All across schools in Central Texas, students are arriving with the assigned token item they were supposed to bring for the first day of Teacher Appreciation Day. In our house, we’ve had different things assigned like bring a flower, bring a sweet treat, bring a note, bring a bookmark, etc. As my kids get older, it’s become adopt a teacher, or bring something for the teacher luncheon.

While these teacher tokens of appreciation, I know are appreciated, they are just that, tokens.

What do teachers really want? Here are five things you can give them.

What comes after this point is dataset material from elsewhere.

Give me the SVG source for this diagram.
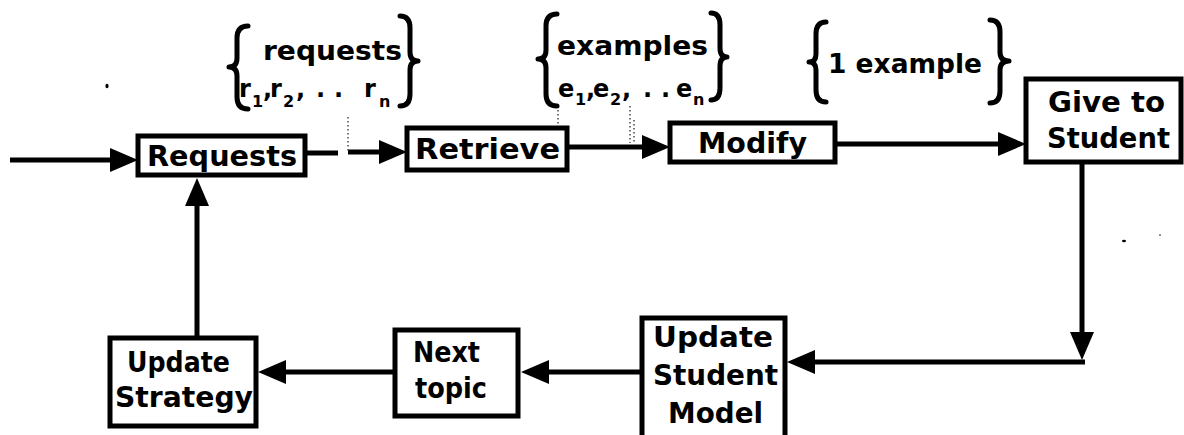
<svg xmlns="http://www.w3.org/2000/svg" width="1184" height="435" viewBox="0 0 1184 435">
<style>
.box{fill:#fff;stroke:#000;stroke-width:5}
.lbl{font-family:"DejaVu Sans","Liberation Sans",sans-serif;font-weight:bold;font-size:28px;fill:#000}
.ann{font-family:"DejaVu Sans","Liberation Sans",sans-serif;font-weight:bold;font-size:26px;fill:#000}
.ann2{font-family:"DejaVu Sans","Liberation Sans",sans-serif;font-weight:bold;font-size:24px;fill:#000}
.sub{font-size:16px}
.conn{fill:none;stroke:#000;stroke-width:5}
.dot{fill:none;stroke:#555;stroke-width:1.6;stroke-dasharray:1.5 2.5}
.brace{fill:none;stroke:#000;stroke-width:5;stroke-linecap:round;stroke-linejoin:round}
</style>
<defs>
<marker id="ah" markerUnits="userSpaceOnUse" markerWidth="30" markerHeight="26" refX="16" refY="12" orient="auto">
<path d="M0,0 L28,12 L0,24 z" fill="#000"/>
</marker>
</defs>
<rect width="1184" height="435" fill="#fff"/>

<g id="connectors">
<path class="conn" d="M10,160 H126" marker-end="url(#ah)"/>
<path class="conn" d="M305,153 H338"/>
<path class="conn" d="M348,152 H395" marker-end="url(#ah)"/>
<path class="conn" d="M567,147 H658" marker-end="url(#ah)"/>
<path class="conn" d="M835,144 H1014" marker-end="url(#ah)"/>
<path class="conn" d="M1082,162 V348" marker-end="url(#ah)"/>
<path class="conn" d="M1085,362 H799" marker-end="url(#ah)"/>
<path class="conn" d="M642,372 H533" marker-end="url(#ah)"/>
<path class="conn" d="M395,372 H270" marker-end="url(#ah)"/>
<path class="conn" d="M197,338 V190" marker-end="url(#ah)"/>
<path class="dot" d="M348,117 V153"/>
<path class="dot" d="M558,106 V124"/>
<path class="dot" d="M630,106 V143 M634,120 V143"/>
</g>

<g id="annotation-requests">
<path class="brace" d="M248,26 Q237,26 237,38 L237,58 Q237,67 229,67 Q237,67 237,76 L237,97 Q237,109 248,109"/>
<path class="brace" d="M400,16 Q410,16 410,28 L410,52 Q410,61 418,61 Q410,61 410,70 L410,94 Q410,106 400,106"/>
<text class="ann" x="263" y="60" textLength="139" lengthAdjust="spacingAndGlyphs">requests</text>
<text class="ann2"><tspan x="239" y="97">r</tspan><tspan class="sub" x="252" y="107">1</tspan><tspan x="263" y="97">,</tspan><tspan x="270" y="97">r</tspan><tspan class="sub" x="283" y="107">2</tspan><tspan x="296" y="97">,</tspan><tspan x="316" y="97">.</tspan><tspan x="334" y="97">.</tspan><tspan x="364" y="97">r</tspan><tspan class="sub" x="379" y="107">n</tspan></text>
</g>

<g id="annotation-examples">
<path class="brace" d="M557,14 Q546,14 546,26 L546,50 Q546,59 538,59 Q546,59 546,68 L546,94 Q546,106 557,106"/>
<path class="brace" d="M711,13 Q720,13 720,25 L720,48 Q720,57 727,57 Q720,57 720,66 L720,88 Q720,100 711,100"/>
<text class="ann" x="557" y="55" textLength="151" lengthAdjust="spacingAndGlyphs">examples</text>
<text class="ann2"><tspan x="558" y="97">e</tspan><tspan class="sub" x="575" y="105">1</tspan><tspan x="586" y="97">,</tspan><tspan x="593" y="97">e</tspan><tspan class="sub" x="610" y="105">2</tspan><tspan x="622" y="97">,</tspan><tspan x="643" y="97">.</tspan><tspan x="661" y="97">.</tspan><tspan x="676" y="97">e</tspan><tspan class="sub" x="693" y="105">n</tspan></text>
</g>

<g id="annotation-one-example">
<path class="brace" d="M826,22 Q816,22 816,34 L816,54 Q816,62 809,62 Q816,62 816,70 L816,90 Q816,102 826,102"/>
<path class="brace" d="M990,20 Q1000,20 1000,32 L1000,52 Q1000,61 1009,61 Q1000,61 1000,70 L1000,91 Q1000,103 990,103"/>
<text class="ann" x="828" y="73" textLength="154" lengthAdjust="spacingAndGlyphs">1 example</text>
</g>

<g id="node-requests">
<rect class="box" x="138" y="136" width="167" height="39"/>
<text class="lbl" x="147" y="166" textLength="150" lengthAdjust="spacingAndGlyphs">Requests</text>
</g>
<g id="node-retrieve">
<rect class="box" x="407" y="128" width="160" height="42"/>
<text class="lbl" x="415" y="159" textLength="145" lengthAdjust="spacingAndGlyphs">Retrieve</text>
</g>
<g id="node-modify">
<rect class="box" x="670" y="123" width="165" height="39"/>
<text class="lbl" x="698" y="153" textLength="109" lengthAdjust="spacingAndGlyphs">Modify</text>
</g>
<g id="node-give-to-student">
<rect class="box" x="1026" y="79" width="155" height="83"/>
<text class="lbl" x="1048" y="112" textLength="117" lengthAdjust="spacingAndGlyphs">Give to</text>
<text class="lbl" x="1047" y="148" textLength="123" lengthAdjust="spacingAndGlyphs">Student</text>
</g>
<g id="node-update-student-model">
<rect class="box" x="642" y="318" width="143" height="130"/>
<text class="lbl" x="653" y="347" textLength="120" lengthAdjust="spacingAndGlyphs">Update</text>
<text class="lbl" x="653" y="385" textLength="125" lengthAdjust="spacingAndGlyphs">Student</text>
<text class="lbl" x="668" y="423" textLength="95" lengthAdjust="spacingAndGlyphs">Model</text>
</g>
<g id="node-next-topic">
<rect class="box" x="395" y="330" width="123" height="86"/>
<text class="lbl" x="413" y="362" textLength="67" lengthAdjust="spacingAndGlyphs">Next</text>
<text class="lbl" x="415" y="398" textLength="72" lengthAdjust="spacingAndGlyphs">topic</text>
</g>
<g id="node-update-strategy">
<rect class="box" x="110" y="338" width="146" height="88"/>
<text class="lbl" x="127" y="372" textLength="103" lengthAdjust="spacingAndGlyphs">Update</text>
<text class="lbl" x="115" y="407" textLength="138" lengthAdjust="spacingAndGlyphs">Strategy</text>
</g>

<g id="specks" fill="#000">
<ellipse cx="107" cy="86" rx="1.6" ry="2.2"/>
<ellipse cx="1124" cy="241" rx="2" ry="1.2"/>
<circle cx="1160" cy="235" r="0.8"/>
</g>
</svg>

  1. Your support. Active parents who are partners, not skeptics, micro managers, road blocks. Being an active parent means that you read the teacher’s notes. You engage with your child about what they are studying and reinforce it. You read to your child regularly or encourage them to read. You make sure the homework is done, but you don’t do it for them.
  2. Your help. Not everyone can sign up for the field trip or to be room parent, but you can  volunteer to do something at home to bring to the classroom. I remember one teacher needed someone to cut out paper hearts for the next day’s activity. Easy, peasy. I felt good and it was one less thing on that teacher’s to-do list.
  3. Supplies. This is the time of year when schools are running out of everything: pencils, paper, tissues, hand sanitizer. Often, teachers supplement using their own funds, which is wrong. Ask teachers what they are running low on and pick up some the next time you’re at the store. Better yet, let fellow parents know as well and organize a supply drive.
  4. Gift cards. Stock them with gift cards to H-E-B, Target, Walmart. If they do run low on something, even if it’s for next year, they won’t have to use their own funds.
  5. Notes of encouragement all year long. If your child came home filled with knowledge or particularly enjoyed a lesson, let your teacher now. So often our emails to teachers are all about what they aren’t doing or logistics about who is sick, when you’re picking up kids for what activity or how your children are getting home. Wouldn’t it be nice to start their day with a nice note from a parent that wasn’t about all of that?

Happy Teacher Appreciation Week. We appreciate you all year long.